#### Your goal
Write the lines out again, from the top of the material to the line containing "const yearOffsets = [0,12];", pictures excluded.

***** Collected material *****

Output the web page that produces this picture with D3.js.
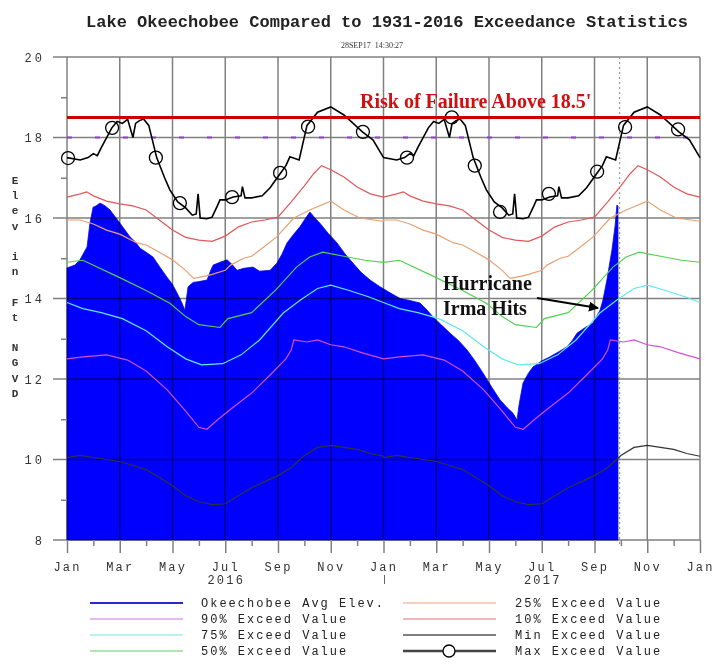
<!DOCTYPE html>
<html><head><meta charset="utf-8">
<script src="https://cdn.jsdelivr.net/npm/d3@7"></script>
<style>body{margin:0;background:#fff}svg{display:block}text{white-space:pre}</style>
</head><body><svg id="c" width="720" height="667"></svg>
<script>
// ---------- DATA ----------
const titleText = "Lake Okeechobee Compared to 1931-2016 Exceedance Statistics";
const stampText = "28SEP17  14:30:27";
const monthLabels = ["Jan","Mar","May","Jul","Sep","Nov","Jan","Mar","May","Jul","Sep","Nov","Jan"];
const majorMonths = [0,2,4,6,8,10,12,14,16,18,20,22,24];
const minorMonths = [1,3,5,7,9,11,13,15,17,19,21,23];
const yearLabels = [[6,"2016"],[18,"2017"]];
const yMajor = [8,10,12,14,16,18,20];
const yMinor = [9,11,13,15,17,19];
const yTitle = "Elev in Ft NGVD";
const yearOffsets = [0,12];

// Okeechobee average elevation (months since Jan 1 2016, ft)
const avgElev = [[0,14.76],[0.3,14.83],[0.49,14.96],[0.76,15.28],[0.87,15.87],[0.99,16.27],[1.1,16.3],[1.25,16.37],[1.45,16.3],[1.63,16.2],[2.01,15.87],[2.2,15.7],[2.39,15.53],[2.6,15.4],[2.77,15.25],[3.0,15.15],[3.26,15.03],[3.5,14.8],[3.79,14.53],[4.0,14.35],[4.17,14.14],[4.35,13.9],[4.47,13.71],[4.52,13.95],[4.59,14.29],[4.78,14.4],[5.0,14.42],[5.31,14.46],[5.45,14.7],[5.54,14.83],[5.8,14.9],[6.07,14.96],[6.25,14.85],[6.45,14.7],[6.7,14.75],[7.05,14.78],[7.3,14.68],[7.7,14.7],[7.96,14.88],[8.15,15.1],[8.34,15.38],[8.6,15.6],[8.83,15.78],[9.0,15.95],[9.21,16.15],[9.4,16.0],[9.59,15.87],[9.9,15.62],[10.24,15.38],[10.55,15.1],[10.84,14.88],[11.15,14.65],[11.49,14.46],[11.85,14.3],[12.25,14.14],[12.63,14.0],[13.0,13.95],[13.38,13.89],[13.6,13.75],[13.88,13.54],[14.2,13.34],[14.52,13.14],[14.85,12.95],[15.17,12.72],[15.47,12.45],[15.77,12.15],[16.1,11.8],[16.42,11.48],[16.7,11.28],[16.91,11.15],[17.06,10.98],[17.15,11.4],[17.29,11.9],[17.5,12.15],[17.67,12.3],[18.0,12.45],[18.31,12.55],[18.65,12.68],[18.96,12.8],[19.15,12.95],[19.34,13.14],[19.65,13.28],[19.94,13.39],[20.21,13.71],[20.32,13.96],[20.47,14.46],[20.66,15.2],[20.78,15.8],[20.85,16.32],[20.89,16.3]];

// Annual exceedance statistics (month of year, ft)
const p90 = [[0,12.5],[0.6,12.55],[1.5,12.6],[2.3,12.47],[3,12.2],[3.8,11.73],[4.5,11.2],[5,10.8],[5.3,10.75],[5.7,10.98],[6.3,11.3],[7,11.65],[7.7,12.1],[8.3,12.5],[8.5,12.72],[8.6,12.97],[9.1,12.92],[9.5,12.97],[10,12.85],[10.5,12.8],[11.2,12.65],[12,12.5]];
const p75 = [[0,13.9],[0.6,13.75],[1.3,13.65],[2.1,13.5],[3,13.2],[3.8,12.8],[4.5,12.5],[5.1,12.35],[5.9,12.38],[6.6,12.6],[7.3,12.97],[8.2,13.64],[8.85,13.96],[9.5,14.25],[10,14.33],[10.7,14.2],[11.4,14.05],[12,13.9]];
const p50 = [[0,14.9],[0.6,14.95],[1.9,14.55],[3,14.2],[3.9,13.88],[4.5,13.55],[5,13.35],[5.8,13.28],[6.1,13.5],[7,13.65],[7.9,14.2],[8.7,14.78],[9.2,15.03],[9.7,15.15],[10.5,15.05],[11.3,14.95],[12,14.9]];
const p25 = [[0,15.95],[0.5,15.95],[1,15.85],[1.5,15.7],[2,15.6],[2.65,15.38],[3,15.33],[3.5,15.15],[4,14.96],[4.5,14.7],[4.8,14.5],[5.2,14.55],[5.5,14.6],[6,14.7],[6.2,14.83],[6.7,15.0],[7,15.05],[7.5,15.3],[7.95,15.53],[8.6,16.0],[9.2,16.2],[10,16.42],[10.5,16.2],[11.1,16.0],[12,15.92]];
const p10 = [[0,16.52],[0.5,16.6],[0.75,16.65],[1,16.55],[1.5,16.42],[2,16.35],[2.5,16.3],[3,16.2],[3.5,15.95],[4,15.7],[4.5,15.52],[5,15.45],[5.5,15.42],[6,15.55],[6.5,15.78],[7,15.9],[7.5,15.95],[8,16.02],[8.5,16.4],[9,16.8],[9.35,17.1],[9.65,17.3],[10,17.2],[10.5,17.02],[11,16.77],[11.5,16.6],[12,16.52]];
const pMin = [[0,10.05],[0.5,10.1],[1,10.05],[1.5,10.0],[2,9.95],[2.5,9.85],[3,9.75],[3.5,9.55],[4,9.35],[4.5,9.1],[5,8.95],[5.5,8.88],[6,8.9],[6.5,9.1],[7,9.3],[7.5,9.45],[8,9.6],[8.5,9.8],[9,10.1],[9.5,10.3],[10,10.35],[10.5,10.3],[11,10.25],[11.5,10.15],[12,10.08]];
const pMax = [[0,17.5],[0.5,17.44],[0.8,17.5],[1.0,17.6],[1.15,17.55],[1.3,17.75],[1.7,18.24],[1.9,18.4],[2.1,18.35],[2.3,18.45],[2.5,18.0],[2.6,18.35],[2.75,18.42],[2.9,18.46],[3.1,18.3],[3.4,17.5],[3.7,17.0],[3.9,16.7],[4.2,16.4],[4.5,16.25],[4.75,16.07],[4.9,16.1],[4.97,16.6],[5.05,16.0],[5.3,15.98],[5.5,16.02],[5.7,16.3],[5.8,16.45],[6.0,16.45],[6.3,16.52],[6.6,16.55],[6.65,16.78],[6.75,16.5],[7.0,16.5],[7.4,16.55],[7.7,16.75],[8.1,17.12],[8.3,17.3],[8.45,17.52],[8.8,17.44],[9.1,18.3],[9.5,18.63],[10.0,18.76],[10.5,18.56],[11.2,18.14],[11.6,17.94],[12,17.5]];
// circle markers on the max line (months since Jan 2016, ft)
const maxMarkers = [[0.04,17.49],[1.71,18.24],[3.37,17.5],[4.28,16.37],[6.26,16.52],[8.08,17.12],[9.14,18.27],[11.22,18.14],[12.89,17.5],[14.59,18.5],[15.46,17.3],[16.42,16.15],[18.27,16.6],[20.1,17.15],[21.16,18.26],[23.17,18.2]];

const riskLevel = 18.5;
const refLevel = 18.0;
const dataDate = 20.95;
const riskText = "Risk of Failure Above 18.5'";
const noteLines = ["Hurricane","Irma Hits"];
const legendItems = [
  ["Okeechobee Avg Elev.","#2a2ac8",2,false],
  ["90% Exceed Value","#d070e0",1.2,false],
  ["75% Exceed Value","#70e8e8",1.2,false],
  ["50% Exceed Value","#60d060",1.2,false],
  ["25% Exceed Value","#f0a080",1.2,false],
  ["10% Exceed Value","#e07070",1.2,false],
  ["Min Exceed Value","#555",1.5,false],
  ["Max Exceed Value","#444",2.5,true]
];

// ---------- DRAW ----------
const svg = d3.select("#c");
const x = d3.scaleLinear([0,24],[67,700]);
const y = d3.scaleLinear([8,20],[540,57]);
const mono = "'Liberation Mono','DejaVu Sans Mono',monospace";
const serif = "'Liberation Serif','Times New Roman',serif";
const twoYears = s => yearOffsets.flatMap(o => s.map(d => [d[0]+o, d[1]]));

svg.append("text").attr("x",387).attr("y",27).attr("text-anchor","middle")
  .attr("font-family",mono).attr("font-size",17).attr("font-weight","bold").attr("fill","#222").text(titleText);
svg.append("text").attr("x",372).attr("y",48).attr("text-anchor","middle")
  .attr("font-family",serif).attr("font-size",8).attr("fill","#333").text(stampText);

// blue area
svg.append("path").datum(avgElev)
  .attr("d", d3.area().x(d=>x(d[0])).y0(y(8)).y1(d=>y(d[1])))
  .attr("fill","#0000ff").attr("stroke","#0a0ae0").attr("stroke-width",0.8);

// grid (multiply over fill)
const grid = svg.append("g").style("mix-blend-mode","multiply").attr("stroke","#808080").attr("stroke-width",1.5);
grid.selectAll(".h").data(yMajor).join("line").attr("x1",53).attr("x2",700).attr("y1",d=>y(d)).attr("y2",d=>y(d));
grid.selectAll(".v").data(majorMonths).join("line").attr("x1",d=>x(d)).attr("x2",d=>x(d)).attr("y1",y(20)).attr("y2",y(8));

// x axis ticks
const xMaj = svg.append("g").attr("transform",`translate(0,${y(8)})`)
  .call(d3.axisBottom(x).tickValues(majorMonths).tickSize(13).tickPadding(9).tickFormat((d,i)=>monthLabels[i]));
const xMin = svg.append("g").attr("transform",`translate(0,${y(8)})`)
  .call(d3.axisBottom(x).tickValues(minorMonths).tickSize(6).tickFormat(""));
const yMaj = svg.append("g").attr("transform",`translate(${x(0)},0)`)
  .call(d3.axisLeft(y).tickValues(yMajor).tickSize(0).tickPadding(22).tickFormat(d=>String(d)));
const yMin = svg.append("g").attr("transform",`translate(${x(0)},0)`)
  .call(d3.axisLeft(y).tickValues(yMinor).tickSize(6).tickFormat(""));
[xMaj,xMin,yMaj,yMin].forEach(g=>{
  g.select(".domain").remove();
  g.selectAll("line").attr("stroke","#808080").attr("stroke-width",1.5);
  g.selectAll("text").attr("font-family",mono).attr("font-size",12).attr("letter-spacing","2.2px").attr("fill","#333");
});
yMaj.selectAll("text").attr("letter-spacing","3px").attr("dy","0.35em");
svg.append("g").selectAll("text").data(yearLabels).join("text")
  .attr("x",d=>x(d[0])+1).attr("y",584).attr("text-anchor","middle")
  .attr("font-family",mono).attr("font-size",12).attr("letter-spacing","2.2px").attr("fill","#333").text(d=>d[1]);
svg.append("line").attr("x1",x(12)+1).attr("x2",x(12)+1).attr("y1",575).attr("y2",584).attr("stroke","#666").attr("stroke-width",1);

// y title stacked
svg.append("g").selectAll("text").data(yTitle.split("")).join("text")
  .attr("x",15).attr("y",(d,i)=>184+i*15.2).attr("text-anchor","middle")
  .attr("font-family",mono).attr("font-size",11).attr("font-weight","bold").attr("fill","#333").text(d=>d);

// reference dashed line & data-date line
svg.append("line").attr("x1",x(0)).attr("x2",x(24)).attr("y1",y(refLevel)).attr("y2",y(refLevel))
  .attr("stroke","#9040c8").attr("stroke-width",2).attr("stroke-dasharray","5,23");
svg.append("line").attr("x1",x(dataDate)).attr("x2",x(dataDate)).attr("y1",y(20)).attr("y2",y(8)+6)
  .attr("stroke","#999").attr("stroke-width",1.2).attr("stroke-dasharray","2,3");

// statistic lines
const line = d3.line().x(d=>x(d[0])).y(d=>y(d[1]));
const stats = [[pMin,"#333",1.2],[p90,"#d050d8",1.2],[p75,"#60e8f0",1.2],[p50,"#50d050",1.2],[p25,"#e8a070",1.2],[p10,"#e05858",1.2],[pMax,"#000",1.6]];
stats.forEach(([s,c,w])=>{
  svg.append("path").datum(twoYears(s)).attr("d",line).attr("fill","none").attr("stroke",c).attr("stroke-width",w);
});
svg.append("g").selectAll("circle").data(maxMarkers).join("circle")
  .attr("cx",d=>x(d[0])).attr("cy",d=>y(d[1])).attr("r",6.5).attr("fill","none").attr("stroke","#000").attr("stroke-width",1.3);

// risk line + text
svg.append("line").attr("x1",x(0)).attr("x2",x(24)).attr("y1",y(riskLevel)).attr("y2",y(riskLevel))
  .attr("stroke","#c80000").attr("stroke-width",3);
svg.append("text").attr("x",360).attr("y",108).attr("font-family",serif).attr("font-weight","bold")
  .attr("font-size",20).attr("fill","#d01010").text(riskText);

// hurricane note
svg.append("g").selectAll("text").data(noteLines).join("text")
  .attr("x",443).attr("y",(d,i)=>290+i*25).attr("font-family",serif).attr("font-weight","bold")
  .attr("font-size",20).attr("fill","#111").text(d=>d);
svg.append("defs").append("marker").attr("id","ah").attr("viewBox","0 0 10 10").attr("refX",9).attr("refY",5)
  .attr("markerWidth",5).attr("markerHeight",5).attr("orient","auto")
  .append("path").attr("d","M0,0L10,5L0,10z").attr("fill","#000");
svg.append("line").attr("x1",537).attr("y1",298).attr("x2",598).attr("y2",308)
  .attr("stroke","#000").attr("stroke-width",2).attr("marker-end","url(#ah)");

// legend
const lg = svg.append("g");
legendItems.forEach((it,i)=>{
  const col = Math.floor(i/4), row = i%4;
  const lx = col ? 403 : 90, tx = col ? 515 : 201, yy = 603 + row*16;
  lg.append("line").attr("x1",lx).attr("x2",lx+93).attr("y1",yy).attr("y2",yy).attr("stroke",it[1]).attr("stroke-width",it[2]);
  if (it[3]) lg.append("circle").attr("cx",lx+46).attr("cy",yy).attr("r",6).attr("fill","#fff").attr("stroke","#000").attr("stroke-width",1.3);
  lg.append("text").attr("x",tx).attr("y",yy+4).attr("font-family",mono).attr("font-size",12)
    .attr("letter-spacing","2px").attr("fill","#222").text(it[0]);
});
</script></body></html>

*****

#### Final answer
Output the web page that produces this picture with D3.js.
<!DOCTYPE html>
<html><head><meta charset="utf-8">
<script src="https://cdn.jsdelivr.net/npm/d3@7"></script>
<style>body{margin:0;background:#fff}svg{display:block}text{white-space:pre}</style>
</head><body><svg id="c" width="720" height="667"></svg>
<script>
// ---------- DATA ----------
const titleText = "Lake Okeechobee Compared to 1931-2016 Exceedance Statistics";
const stampText = "28SEP17  14:30:27";
const monthLabels = ["Jan","Mar","May","Jul","Sep","Nov","Jan","Mar","May","Jul","Sep","Nov","Jan"];
const majorMonths = [0,2,4,6,8,10,12,14,16,18,20,22,24];
const minorMonths = [1,3,5,7,9,11,13,15,17,19,21,23];
const yearLabels = [[6,"2016"],[18,"2017"]];
const yMajor = [8,10,12,14,16,18,20];
const yMinor = [9,11,13,15,17,19];
const yTitle = "Elev in Ft NGVD";
const yearOffsets = [0,12];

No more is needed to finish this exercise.